The diversity starts in the writers room. What is cool is to look around the room and realize these are all people of my same complexion, to look around the set and see all these people working so hard who are mostly invisible to the world. And now we get to have our say. That was really special, and we knew it.

No one knows the world better than Kurt, and I know the truth of the world that we’re talking about — emotionally, physically. I always say I’m not a Latino filmmaker — I’m a punk rock filmmaker. If you’re mixed, you fit in with everyone but no one fully embraces you back. So I’m used to always being on the outside. What I tried to do, what I learned from Robert Redford, Michelle Satter at the Sundance Labs and the people who found me and created me, who turned me from a criminal into an artist, is just to believe and be as honest as possible. And bleed it out on the paper so then everyone else — the cast, the crew — can lift it up to something. You hope that people see themselves in it.

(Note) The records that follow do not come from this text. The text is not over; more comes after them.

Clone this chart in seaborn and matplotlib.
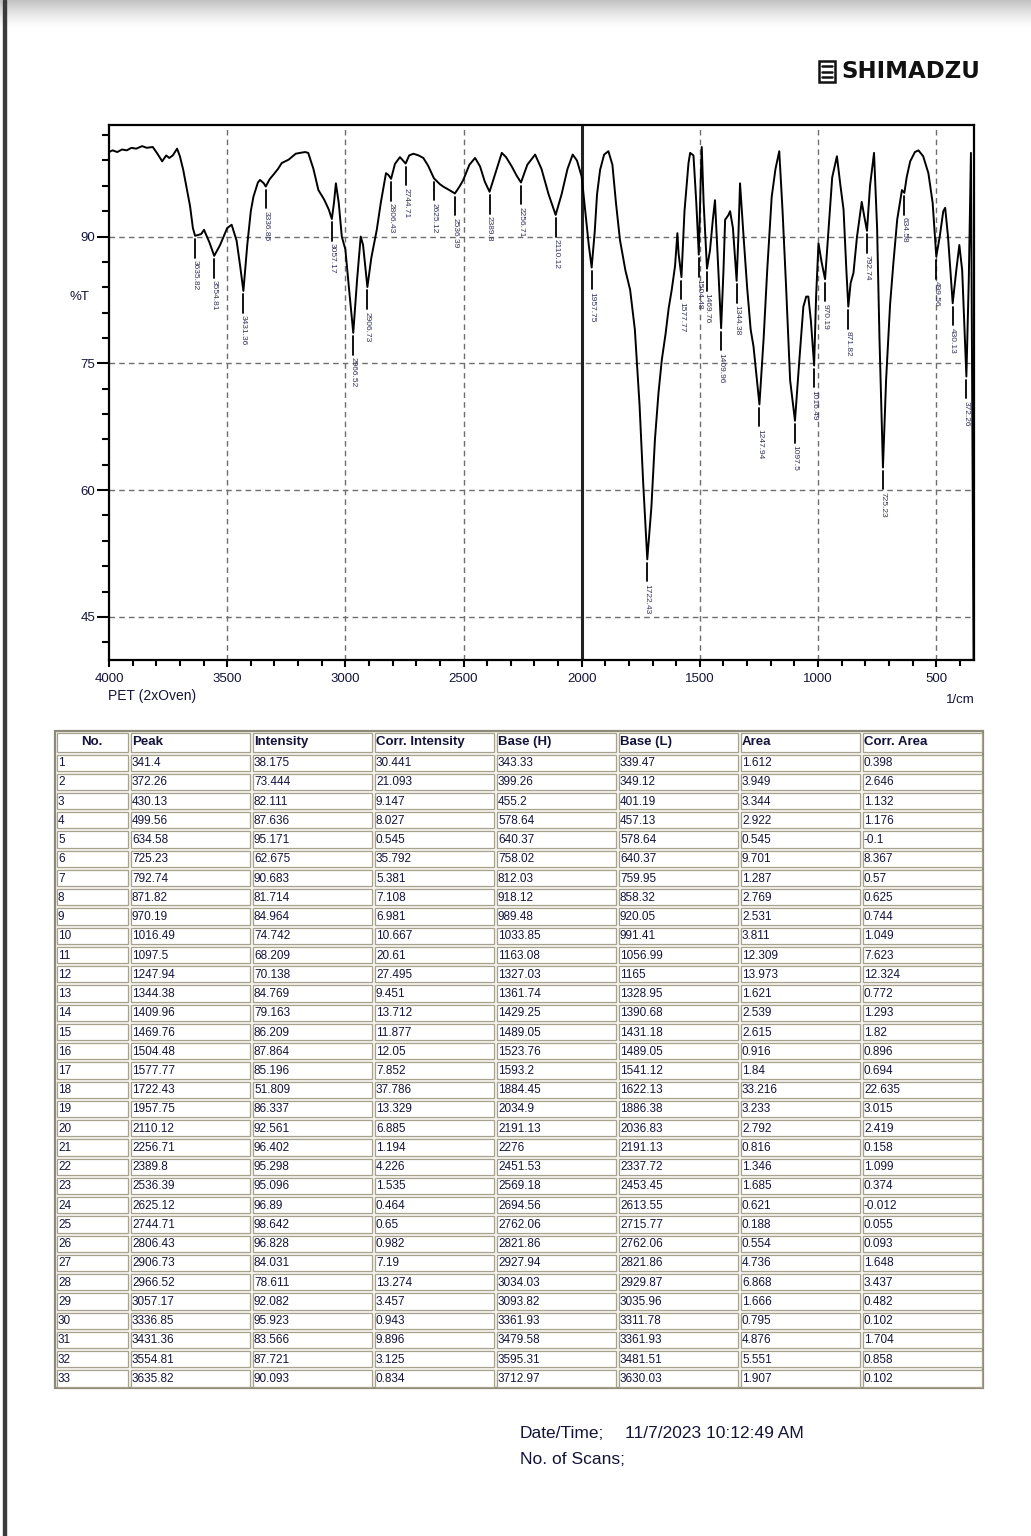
import numpy as np
import pandas as pd
import matplotlib
matplotlib.use("Agg")
import matplotlib.pyplot as plt
import seaborn as sns
from matplotlib.patches import Rectangle
from matplotlib.ticker import MultipleLocator

# --- spectrum trace (1/cm, %T) ---
wavenumber = [
    4000, 3985, 3965, 3945, 3925, 3905, 3885, 3860, 3840, 3815, 3795, 3775, 3758, 3745,
    3730, 3712, 3700, 3686, 3670, 3657, 3645, 3635.82, 3610, 3598, 3575, 3554.81, 3530,
    3500, 3481, 3460, 3445, 3431.36, 3415, 3400, 3389, 3370, 3361, 3345, 3336.85, 3320,
    3305, 3285, 3269, 3240, 3210, 3192, 3170, 3157, 3135, 3114, 3090, 3070, 3057.17,
    3048, 3040, 3028, 3015, 3000, 2985, 2966.52, 2950, 2935, 2925, 2906.73, 2890, 2867,
    2850, 2828, 2818, 2806.43, 2790, 2769, 2744.71, 2730, 2712, 2690, 2670, 2650,
    2625.12, 2600, 2585, 2560, 2536.39, 2515, 2501, 2475, 2451, 2430, 2410, 2389.8,
    2365, 2338, 2320, 2296, 2275, 2256.71, 2230, 2197, 2170, 2140, 2110.12, 2085, 2060,
    2038, 2020, 2000, 1985, 1970, 1957.75, 1945, 1935, 1922, 1905, 1887, 1870, 1855,
    1838, 1815, 1795, 1775, 1755, 1740, 1722.43, 1705, 1690, 1675, 1661, 1645, 1632,
    1619, 1605, 1595, 1590, 1577.77, 1565, 1548, 1541, 1527, 1515, 1504.48, 1497, 1492,
    1484, 1469.76, 1457, 1445, 1436, 1425, 1409.96, 1400, 1393, 1380, 1372, 1360,
    1344.38, 1337, 1330, 1315, 1300, 1285, 1273, 1247.94, 1230, 1215, 1196, 1180, 1164,
    1150, 1135, 1118, 1097.5, 1080, 1062, 1050, 1041, 1030, 1016.49, 1008, 998, 985,
    970.19, 955, 940, 920, 905, 892, 880, 871.82, 862, 850, 835, 815, 805, 792.74, 780,
    763, 750, 740, 725.23, 712, 695, 681, 665, 645, 634.58, 625, 610, 590, 575, 555,
    533, 515, 499.56, 485, 470, 462, 450, 430.13, 415, 402, 390, 372.26, 362, 353, 341.4,
]
transmittance = [
    100.0, 100.2, 100.0, 100.3, 100.2, 100.5, 100.4, 100.7, 100.5, 100.6, 99.8, 98.9, 99.6, 99.3,
    99.6, 100.4, 99.5, 97.9, 95.5, 93.6, 91.0, 90.09, 90.3, 90.8, 89.3, 87.72, 89.0,
    91.0, 91.4, 89.5, 86.5, 83.57, 89.0, 93.0, 94.7, 96.4, 96.7, 96.3, 95.92, 96.8,
    97.3, 98.0, 98.7, 99.1, 99.8, 99.9, 100.0, 99.9, 98.0, 95.5, 94.4, 93.2, 92.08,
    94.0, 96.3, 94.0, 90.0, 88.5, 84.0, 78.61, 85.0, 90.0, 89.0, 84.03, 87.5, 90.8,
    94.0, 97.5, 97.3, 96.83, 98.6, 99.4, 98.64, 99.6, 99.8, 99.6, 99.3, 98.4,
    96.89, 96.2, 95.9, 95.5, 95.10, 96.0, 96.7, 98.5, 99.3, 98.3, 96.5, 95.30,
    97.5, 99.9, 99.4, 98.3, 97.2, 96.40, 98.5, 99.7, 98.0, 95.0, 92.56, 95.0, 98.0,
    99.7, 99.0, 97.1, 93.0, 89.0, 86.34, 90.5, 95.0, 97.9, 99.7, 100.1, 98.5, 94.0,
    89.6, 86.0, 83.7, 79.0, 70.0, 61.0, 51.81, 58.0, 66.0, 71.5, 75.4, 78.5, 81.5,
    83.7, 86.5, 90.4, 88.0, 85.20, 93.0, 98.7, 99.9, 99.6, 94.0, 87.86, 96.0, 100.6,
    94.0, 86.21, 88.4, 92.0, 94.3, 88.0, 79.16, 86.0, 92.0, 92.5, 93.0, 91.0,
    84.77, 90.0, 96.3, 90.0, 84.0, 79.0, 77.0, 70.14, 78.0, 86.0, 94.7, 98.0, 100.1,
    93.0, 84.0, 73.0, 68.21, 75.0, 81.7, 82.9, 82.9, 80.0, 74.74, 83.0, 89.2, 87.0,
    84.96, 91.0, 97.0, 99.5, 96.0, 93.2, 86.0, 81.71, 84.5, 85.7, 90.0, 94.1, 92.5, 90.68, 96.0,
    99.9, 91.0, 78.0, 62.68, 73.0, 82.0, 86.9, 92.0, 95.5, 95.17, 97.0, 98.9, 100.0, 100.2, 99.5,
    97.5, 94.0, 87.64, 90.0, 93.0, 93.4, 90.0, 82.11, 86.0, 89.0, 86.0, 73.44, 85.0, 99.9, 38.18,
]

# --- peak table ---
peak_no = list(range(1, 34))
peak = [341.4, 372.26, 430.13, 499.56, 634.58, 725.23, 792.74, 871.82, 970.19, 1016.49,
        1097.5, 1247.94, 1344.38, 1409.96, 1469.76, 1504.48, 1577.77, 1722.43, 1957.75,
        2110.12, 2256.71, 2389.8, 2536.39, 2625.12, 2744.71, 2806.43, 2906.73, 2966.52,
        3057.17, 3336.85, 3431.36, 3554.81, 3635.82]
intensity = [38.175, 73.444, 82.111, 87.636, 95.171, 62.675, 90.683, 81.714, 84.964, 74.742,
             68.209, 70.138, 84.769, 79.163, 86.209, 87.864, 85.196, 51.809, 86.337,
             92.561, 96.402, 95.298, 95.096, 96.89, 98.642, 96.828, 84.031, 78.611,
             92.082, 95.923, 83.566, 87.721, 90.093]
corr_intensity = [30.441, 21.093, 9.147, 8.027, 0.545, 35.792, 5.381, 7.108, 6.981, 10.667,
                  20.61, 27.495, 9.451, 13.712, 11.877, 12.05, 7.852, 37.786, 13.329,
                  6.885, 1.194, 4.226, 1.535, 0.464, 0.65, 0.982, 7.19, 13.274,
                  3.457, 0.943, 9.896, 3.125, 0.834]
base_h = [343.33, 399.26, 455.2, 578.64, 640.37, 758.02, 812.03, 918.12, 989.48, 1033.85,
          1163.08, 1327.03, 1361.74, 1429.25, 1489.05, 1523.76, 1593.2, 1884.45, 2034.9,
          2191.13, 2276, 2451.53, 2569.18, 2694.56, 2762.06, 2821.86, 2927.94, 3034.03,
          3093.82, 3361.93, 3479.58, 3595.31, 3712.97]
base_l = [339.47, 349.12, 401.19, 457.13, 578.64, 640.37, 759.95, 858.32, 920.05, 991.41,
          1056.99, 1165, 1328.95, 1390.68, 1431.18, 1489.05, 1541.12, 1622.13, 1886.38,
          2036.83, 2191.13, 2337.72, 2453.45, 2613.55, 2715.77, 2762.06, 2821.86, 2929.87,
          3035.96, 3311.78, 3361.93, 3481.51, 3630.03]
area = [1.612, 3.949, 3.344, 2.922, 0.545, 9.701, 1.287, 2.769, 2.531, 3.811,
        12.309, 13.973, 1.621, 2.539, 2.615, 0.916, 1.84, 33.216, 3.233,
        2.792, 0.816, 1.346, 1.685, 0.621, 0.188, 0.554, 4.736, 6.868,
        1.666, 0.795, 4.876, 5.551, 1.907]
corr_area = [0.398, 2.646, 1.132, 1.176, -0.1, 8.367, 0.57, 0.625, 0.744, 1.049,
             7.623, 12.324, 0.772, 1.293, 1.82, 0.896, 0.694, 22.635, 3.015,
             2.419, 0.158, 1.099, 0.374, -0.012, 0.055, 0.093, 1.648, 3.437,
             0.482, 0.102, 1.704, 0.858, 0.102]

headers = ['No.', 'Peak', 'Intensity', 'Corr. Intensity', 'Base (H)', 'Base (L)', 'Area', 'Corr. Area']

W, H = 1031, 1536
TXT = '#14143a'
Y_MIN, Y_MAX = 39.9, 103.2

sns.set_style("white")
plt.rcParams['font.family'] = ['Liberation Sans', 'DejaVu Sans']

fig = plt.figure(figsize=(W / 100, H / 100), dpi=100)

# page layer in pixel coordinates
page = fig.add_axes([0, 0, 1, 1], zorder=0)
page.set_xlim(0, W)
page.set_ylim(H, 0)
page.axis('off')

grad = np.linspace(0, 1, 60).reshape(-1, 1)
page.imshow(grad, extent=(0, W, 28, 0), cmap='Greys_r', vmin=-1.8, vmax=1.0, aspect='auto')
page.add_patch(Rectangle((2.5, 0), 3.5, H, color='#3c3c3c'))

# logo
page.add_patch(Rectangle((819, 61), 16, 21, fc='white', ec='#111111', lw=1.8))
for yy in (66, 71.5, 77):
    page.plot([822, 832], [yy, yy], color='#111111', lw=1.8)
page.text(841, 71.5, 'SHIMADZU', fontsize=16.5, fontweight='bold', family='DejaVu Sans',
          va='center', ha='left', color='#111111')

# --- spectrum ---
ax = fig.add_axes([109 / W, 1 - 660 / H, (974 - 109) / W, (660 - 125) / H], zorder=2)
sns.lineplot(x=wavenumber, y=transmittance, ax=ax, color='black', lw=1.4,
             sort=False, estimator=None)
ax.set_xlim(4000, 340)
ax.set_ylim(Y_MIN, Y_MAX)

ax.set_xticks([4000, 3500, 3000, 2500, 2000, 1500, 1000, 500])
ax.set_yticks([45, 60, 75, 90])
ax.xaxis.set_minor_locator(MultipleLocator(100))
ax.yaxis.set_minor_locator(MultipleLocator(3))
ax.tick_params(bottom=True, left=True, which='both', direction='out', width=1.5,
               colors='black', labelcolor=TXT, labelsize=9.5)
ax.tick_params(axis='y', which='major', length=9, pad=1)
ax.tick_params(axis='y', which='minor', length=5)
ax.tick_params(axis='x', which='major', length=5, pad=4)
ax.tick_params(axis='x', which='minor', length=4)
for s in ax.spines.values():
    s.set_linewidth(1.6)
    s.set_color('black')

for x in [3500, 3000, 2500, 1500, 1000, 500]:
    ax.axvline(x, color='#6e6e6e', lw=1, ls=(0, (4, 3)), zorder=0)
for y in [45, 60, 75, 90]:
    ax.axhline(y, color='#6e6e6e', lw=1, ls=(0, (4, 3)), zorder=0)
ax.axvline(2000, color='#222222', lw=2.2, zorder=1)

# peak markers (only those whose minimum lies inside the plotted range)
for p, t in zip(peak, intensity):
    if t - 3 < Y_MIN:
        continue
    ax.plot([p, p], [t - 0.4, t - 2.6], color='black', lw=1.3)
    ax.text(p, t - 2.9, f"{p:g}", rotation=270, ha='center', va='top', fontsize=6,
            color='#33335a')

ax.set_xlabel('')
ax.set_ylabel('')
page.text(69, 297, '%T', fontsize=9.5, va='center', ha='left', color=TXT)
page.text(108, 696, 'PET (2xOven)', fontsize=10, va='center', ha='left', color=TXT)
page.text(975, 700, '1/cm', fontsize=9.5, va='center', ha='right', color=TXT)

# --- peak table ---
table = pd.DataFrame({
    'No.': peak_no, 'Peak': peak, 'Intensity': intensity, 'Corr. Intensity': corr_intensity,
    'Base (H)': base_h, 'Base (L)': base_l, 'Area': area, 'Corr. Area': corr_area,
})
col_x = [55, 129, 251, 373, 495, 617, 739, 861, 983]
top, head_h = 731, 22
row_h = (1388 - top - head_h) / len(table)
cell_ec = '#a6a28e'

page.add_patch(Rectangle((col_x[0], top), col_x[-1] - col_x[0], 1388 - top,
                         fc='#f4f3ee', ec='#8e8a78', lw=1.6))
for j, name in enumerate(headers):
    x0, x1 = col_x[j], col_x[j + 1]
    page.add_patch(Rectangle((x0 + 1.5, top + 1.5), x1 - x0 - 3, head_h - 3,
                             fc='white', ec=cell_ec, lw=0.9))
    if j == 0:
        page.text((x0 + x1) / 2, top + head_h / 2, name, fontsize=9.5, fontweight='bold',
                  ha='center', va='center', color=TXT)
    else:
        page.text(x0 + 3, top + head_h / 2, name, fontsize=9.5, fontweight='bold',
                  ha='left', va='center', color=TXT)

for i, row in enumerate(table.itertuples(index=False)):
    y0 = top + head_h + i * row_h
    for j, v in enumerate(row):
        x0, x1 = col_x[j], col_x[j + 1]
        page.add_patch(Rectangle((x0 + 1.5, y0 + 1.5), x1 - x0 - 3, row_h - 3,
                                 fc='white', ec=cell_ec, lw=0.9))
        page.text(x0 + 3, y0 + row_h / 2 + 0.5, f"{v:g}", fontsize=8.5, ha='left',
                  va='center', color=TXT)

# footer
page.text(520, 1433, 'Date/Time;', fontsize=12.5, va='center', color=TXT)
page.text(625, 1433, '11/7/2023 10:12:49 AM', fontsize=12.5, va='center', color=TXT)
page.text(520, 1460, 'No. of Scans;', fontsize=12.5, va='center', color=TXT)

fig.savefig('out.png', dpi=100)
plt.close(fig)
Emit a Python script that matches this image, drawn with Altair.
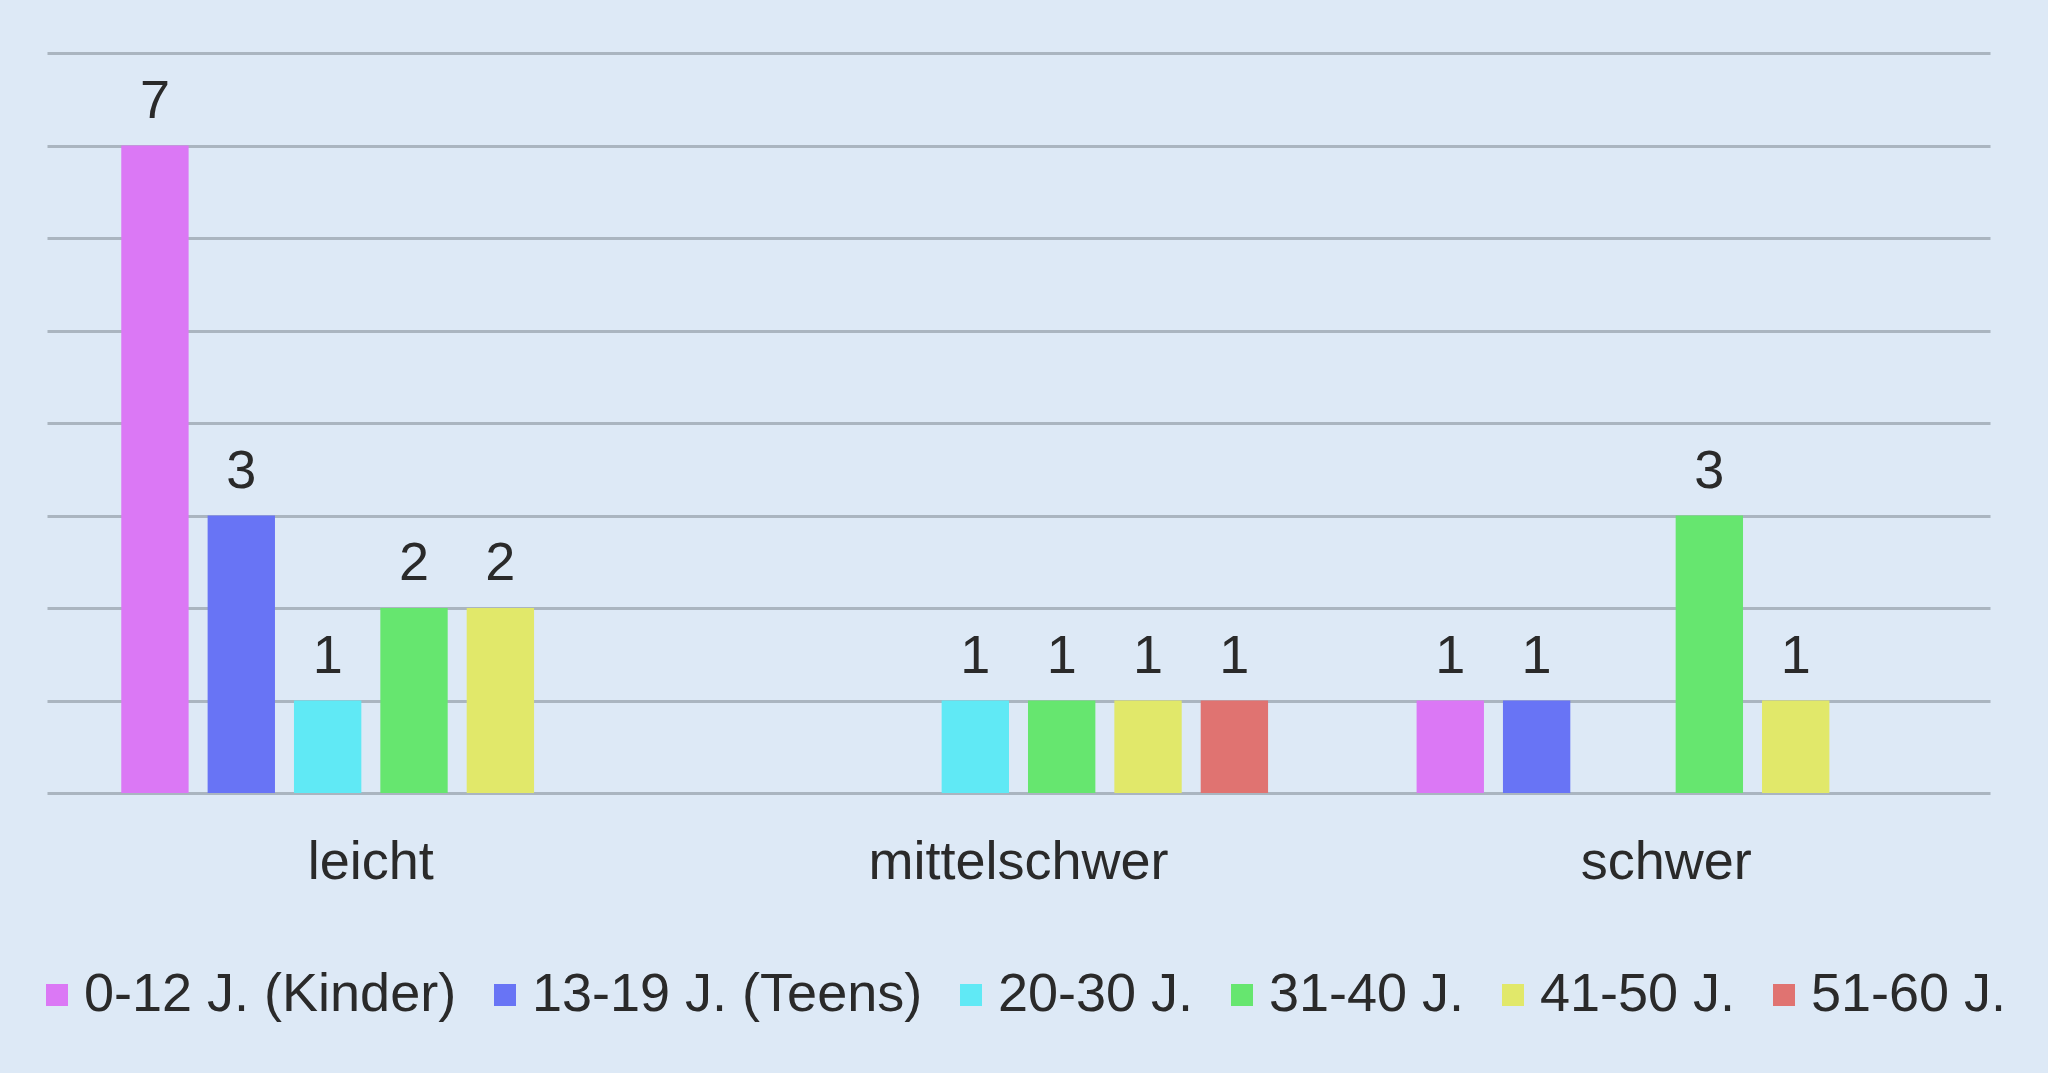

When I made a little art-house film, which meant so much to me, it’s like this cry into the darkness and usually no one ever yells back. You’re just alone. For someone to yell back, there’s nothing that comes close to that feeling. So to do something on such a big level as this, it’s terrifying. I want people to see this and be entertained, and [I want to] think, “Great, we didn’t f— up the ‘Sons’ of it all.” But at the same time, I hope people see themselves in it, no matter what their circumstances are.